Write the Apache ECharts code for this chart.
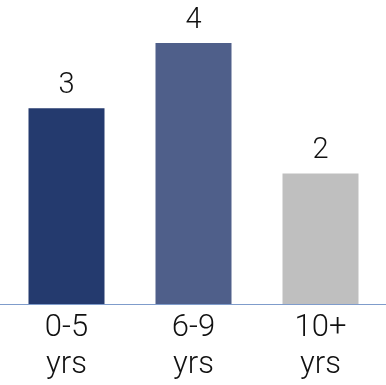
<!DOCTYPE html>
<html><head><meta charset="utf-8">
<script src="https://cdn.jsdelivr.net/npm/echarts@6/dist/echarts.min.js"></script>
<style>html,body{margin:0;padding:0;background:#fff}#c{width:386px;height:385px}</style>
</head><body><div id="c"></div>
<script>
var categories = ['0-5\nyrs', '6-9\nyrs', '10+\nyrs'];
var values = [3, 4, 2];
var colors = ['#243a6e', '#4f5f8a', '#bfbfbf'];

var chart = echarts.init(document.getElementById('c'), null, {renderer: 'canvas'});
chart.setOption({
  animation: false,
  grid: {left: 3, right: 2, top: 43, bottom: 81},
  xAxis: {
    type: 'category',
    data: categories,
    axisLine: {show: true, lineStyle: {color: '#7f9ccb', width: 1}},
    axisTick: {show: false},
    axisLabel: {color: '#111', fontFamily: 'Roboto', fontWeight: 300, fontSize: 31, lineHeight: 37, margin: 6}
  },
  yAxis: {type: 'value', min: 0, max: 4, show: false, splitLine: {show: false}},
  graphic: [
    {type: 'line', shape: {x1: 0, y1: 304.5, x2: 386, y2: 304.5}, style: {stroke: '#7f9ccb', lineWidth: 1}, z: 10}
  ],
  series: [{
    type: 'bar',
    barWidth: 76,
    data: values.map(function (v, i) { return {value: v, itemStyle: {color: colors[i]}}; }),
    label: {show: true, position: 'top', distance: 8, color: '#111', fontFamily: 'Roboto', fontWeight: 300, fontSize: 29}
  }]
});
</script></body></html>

* Directive
Write out an exact copy of the listing, first line through the line containing "var colors = ['#243a6e', '#4f5f8a', '#bfbfbf'];", with the pictures left out.

* Written solution
Write the Apache ECharts code for this chart.
<!DOCTYPE html>
<html><head><meta charset="utf-8">
<script src="https://cdn.jsdelivr.net/npm/echarts@6/dist/echarts.min.js"></script>
<style>html,body{margin:0;padding:0;background:#fff}#c{width:386px;height:385px}</style>
</head><body><div id="c"></div>
<script>
var categories = ['0-5\nyrs', '6-9\nyrs', '10+\nyrs'];
var values = [3, 4, 2];
var colors = ['#243a6e', '#4f5f8a', '#bfbfbf'];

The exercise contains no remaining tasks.